(Problem to solve): In the material below, find each line holding the string "matplotlib" and copy it.

[Stored data]
····················
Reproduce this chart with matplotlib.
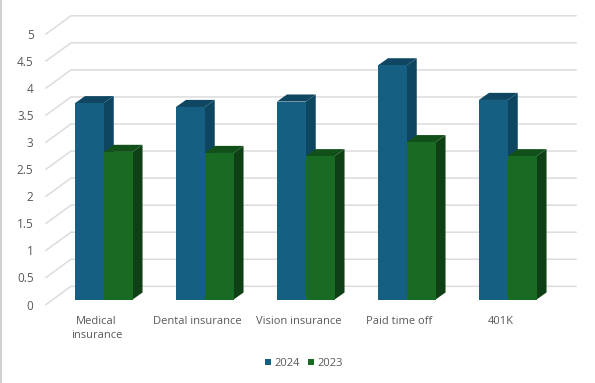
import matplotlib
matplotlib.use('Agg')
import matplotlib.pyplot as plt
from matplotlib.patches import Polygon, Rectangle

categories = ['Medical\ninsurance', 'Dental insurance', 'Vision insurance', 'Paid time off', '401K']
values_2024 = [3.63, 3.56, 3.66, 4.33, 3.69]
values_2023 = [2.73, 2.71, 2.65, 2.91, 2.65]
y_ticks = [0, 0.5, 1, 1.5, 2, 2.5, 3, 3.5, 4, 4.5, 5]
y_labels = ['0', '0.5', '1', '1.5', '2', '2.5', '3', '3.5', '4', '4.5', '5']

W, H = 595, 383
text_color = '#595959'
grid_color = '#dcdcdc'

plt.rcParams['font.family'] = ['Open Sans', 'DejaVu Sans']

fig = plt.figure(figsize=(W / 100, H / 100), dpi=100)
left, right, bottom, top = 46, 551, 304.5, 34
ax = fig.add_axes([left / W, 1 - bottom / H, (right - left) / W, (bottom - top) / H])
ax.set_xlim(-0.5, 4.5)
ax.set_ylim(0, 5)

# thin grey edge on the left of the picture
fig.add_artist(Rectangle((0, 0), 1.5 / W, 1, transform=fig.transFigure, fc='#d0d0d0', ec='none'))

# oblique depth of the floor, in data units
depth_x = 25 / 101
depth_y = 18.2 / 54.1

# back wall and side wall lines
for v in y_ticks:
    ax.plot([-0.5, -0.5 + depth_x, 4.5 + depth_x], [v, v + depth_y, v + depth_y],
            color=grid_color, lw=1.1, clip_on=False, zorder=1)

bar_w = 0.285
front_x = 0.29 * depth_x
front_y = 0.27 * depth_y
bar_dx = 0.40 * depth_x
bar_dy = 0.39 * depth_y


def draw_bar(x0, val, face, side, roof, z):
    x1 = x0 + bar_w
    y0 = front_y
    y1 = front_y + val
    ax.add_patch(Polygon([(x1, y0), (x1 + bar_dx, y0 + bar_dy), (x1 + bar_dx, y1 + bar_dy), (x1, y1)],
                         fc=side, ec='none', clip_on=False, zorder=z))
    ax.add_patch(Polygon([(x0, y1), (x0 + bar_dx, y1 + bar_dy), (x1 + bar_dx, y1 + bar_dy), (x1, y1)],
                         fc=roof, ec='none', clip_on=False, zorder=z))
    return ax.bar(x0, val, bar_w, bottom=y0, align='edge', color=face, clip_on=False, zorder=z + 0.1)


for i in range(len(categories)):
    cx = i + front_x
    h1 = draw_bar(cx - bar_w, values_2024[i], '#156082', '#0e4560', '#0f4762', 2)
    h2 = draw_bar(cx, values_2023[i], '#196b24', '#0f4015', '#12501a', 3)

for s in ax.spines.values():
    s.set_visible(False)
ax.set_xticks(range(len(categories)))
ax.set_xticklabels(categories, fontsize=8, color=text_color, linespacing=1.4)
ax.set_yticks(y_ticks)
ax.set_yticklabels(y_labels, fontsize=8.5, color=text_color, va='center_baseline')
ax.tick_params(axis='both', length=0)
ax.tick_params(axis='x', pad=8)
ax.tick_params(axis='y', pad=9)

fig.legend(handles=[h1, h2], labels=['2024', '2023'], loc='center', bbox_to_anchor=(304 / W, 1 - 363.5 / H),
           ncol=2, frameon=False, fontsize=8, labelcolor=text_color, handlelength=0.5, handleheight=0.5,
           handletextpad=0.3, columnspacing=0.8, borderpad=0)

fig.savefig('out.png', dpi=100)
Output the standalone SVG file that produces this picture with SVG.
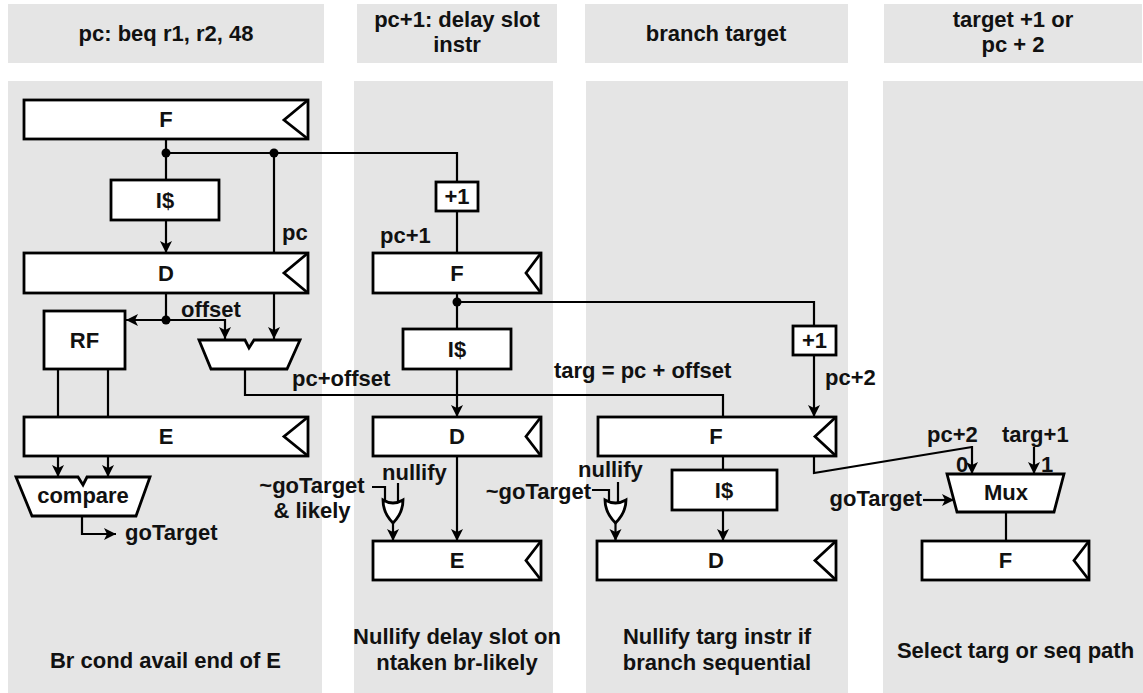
····················
(Solved exercise):
Reproduce this chart with matplotlib.
import matplotlib
matplotlib.use('Agg')
import matplotlib.pyplot as plt
from matplotlib.patches import Polygon, Rectangle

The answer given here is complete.